May 6, 2011

The more things change, the more they stay the same.

Remember the big bailout of Fannie May and Freddy Mac back in 2008. They are back asking for more -- from Yahoo/Reuters:
Fannie Mae seeks $8.5 billion from taxpayers
Mortgage finance giant Fannie Mae on Friday said it would ask for an additional $8.5 billion from taxpayers as it continues to suffer losses on loans made prior to 2009.

The largest U.S. residential mortgage funds provider reported a net loss attributable to common shareholders of $8.7 billion, or $1.52 per diluted share, in the first quarter.

Including the latest request, the firm has taken about $100 billion from the U.S. government since it was seized in 2008, though it has also paid about $12.4 billion to taxpayers in interest.
More:
Sibling firm Freddie Mac said on Wednesday it lost just under a billion dollars in the first three months of the year, though the second-largest provider of mortgage funds did not request any new money from the government.

The two firms together have asked for about $164 billion, though their net payments have been reduced to about $140 billion as a result of the interest payments, including the latest request.
And I wonder where Barney is with all of this going on.
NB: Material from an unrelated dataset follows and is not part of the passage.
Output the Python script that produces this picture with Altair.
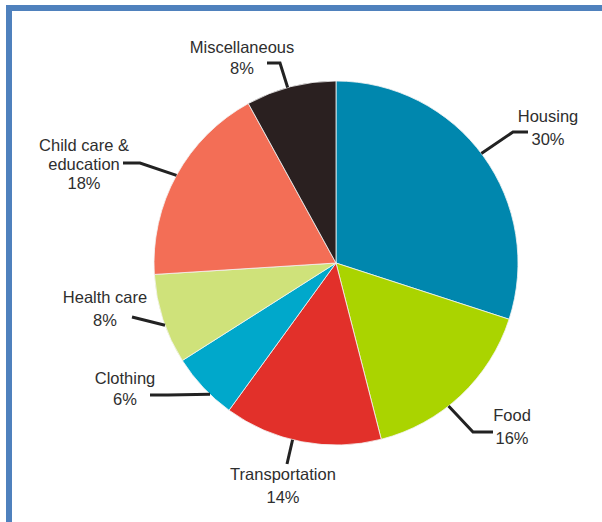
import math
import altair as alt
import pandas as pd

# ---- data ----
categories = ["Housing", "Food", "Transportation", "Clothing", "Health care",
              "Child care & education", "Miscellaneous"]
shares = [30, 16, 14, 6, 8, 18, 8]
colors = ["#0087AE", "#AAD400", "#E2302A", "#00A8CB", "#CFE27A", "#F36E56", "#2A2020"]
label_lines = [["Housing"], ["Food"], ["Transportation"], ["Clothing"], ["Health care"],
               ["Child care &", "education"], ["Miscellaneous"]]

# ---- layout (pixels) ----
W, H = 602, 522
CX, CY, R = 336, 263, 182
label_xy = [(548, 117), (512, 416), (283, 475), (125, 379), (105, 298), (84, 146), (242, 48)]
line_gap = [23, 23, 23, 21, 23, 19, 21]
anchor_offset = [-1, 5, 3, -3, -2, 0, -1]          # degrees from slice mid-angle
leader_tail = [
    [(513, 132), (528, 132)],
    [(473, 432), (493, 432)],
    [(287, 464)],
    [(168, 395), (150, 395)],
    [(132, 317)],
    [(140, 163), (123, 163)],
    [(280, 63), (267, 63)],
]
FONT = "Liberation Sans, Arial, sans-serif"

pie_df = pd.DataFrame({"category": categories, "share": shares,
                       "idx": list(range(len(categories)))})

# text rows
text_rows = []
for i, cat in enumerate(categories):
    x0, y0 = label_xy[i]
    lines = label_lines[i] + [f"{shares[i]}%"]
    for j, t in enumerate(lines):
        text_rows.append({"x": x0, "y": y0 + j * line_gap[i], "text": t})
text_df = pd.DataFrame(text_rows)

# leader lines: start on the circle at the slice angle, then layout tail
total = sum(shares)
cum = 0
line_rows = []
for i, cat in enumerate(categories):
    mid = (cum + shares[i] / 2) / total * 360 + anchor_offset[i]
    cum += shares[i]
    a = math.radians(mid)
    pts = [(CX + R * math.sin(a), CY - R * math.cos(a))] + leader_tail[i]
    for k, (px, py) in enumerate(pts):
        line_rows.append({"cat": cat, "k": k, "x": px, "y": py})
line_df = pd.DataFrame(line_rows)

xs = alt.Scale(domain=[0, W], nice=False, zero=False)
ys = alt.Scale(domain=[0, H], nice=False, zero=False, reverse=True)

pie = alt.Chart(pie_df).mark_arc(radius=R, stroke="#f4f4f4", strokeWidth=0.8).encode(
    theta=alt.Theta("share:Q", stack=True),
    order=alt.Order("idx:Q"),
    color=alt.Color("category:N", scale=alt.Scale(domain=categories, range=colors), legend=None),
    x=alt.value(CX),
    y=alt.value(CY),
)

leaders = alt.Chart(line_df).mark_line(color="#222222", strokeWidth=3, strokeCap="butt",
                                       strokeJoin="miter").encode(
    x=alt.X("x:Q", scale=xs, axis=None),
    y=alt.Y("y:Q", scale=ys, axis=None),
    detail="cat:N",
    order="k:Q",
)

labels = alt.Chart(text_df).mark_text(font=FONT, fontSize=16.5, color="#2e2e2e",
                                      align="center", baseline="middle").encode(
    x=alt.X("x:Q", scale=xs, axis=None),
    y=alt.Y("y:Q", scale=ys, axis=None),
    text="text:N",
)

border_top = alt.Chart(pie_df).mark_rule(color="#4F81BD", strokeWidth=6).encode(
    x=alt.value(6), x2=alt.value(W), y=alt.value(8))
border_left = alt.Chart(pie_df).mark_rule(color="#4F81BD", strokeWidth=6).encode(
    x=alt.value(9), y=alt.value(5), y2=alt.value(H))

chart = alt.layer(pie, leaders, labels, border_top, border_left).properties(
    width=W, height=H, padding=0, autosize="none", background="white"
).configure_view(stroke=None)

chart.save("out.html", embed_options={"renderer": "svg", "actions": False})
From the September 28th, 2008 Boston Globe:
Frank's fingerprints are all over the financial fiasco
'THE PRIVATE SECTOR got us into this mess. The government has to get us out of it."

That's Barney Frank's story, and he's sticking to it. As the Massachusetts Democrat has explained it in recent days, the current financial crisis is the spawn of the free market run amok, with the political class guilty only of failing to rein the capitalists in. The Wall Street meltdown was caused by "bad decisions that were made by people in the private sector," Frank said; the country is in dire straits today "thanks to a conservative philosophy that says the market knows best." And that philosophy goes "back to Ronald Reagan, when at his inauguration he said, 'Government is not the answer to our problems; government is the problem.' "

In fact, that isn't what Reagan said. His actual words were: "In this present crisis, government is not the solution to our problem; government is the problem." Were he president today, he would be saying much the same thing.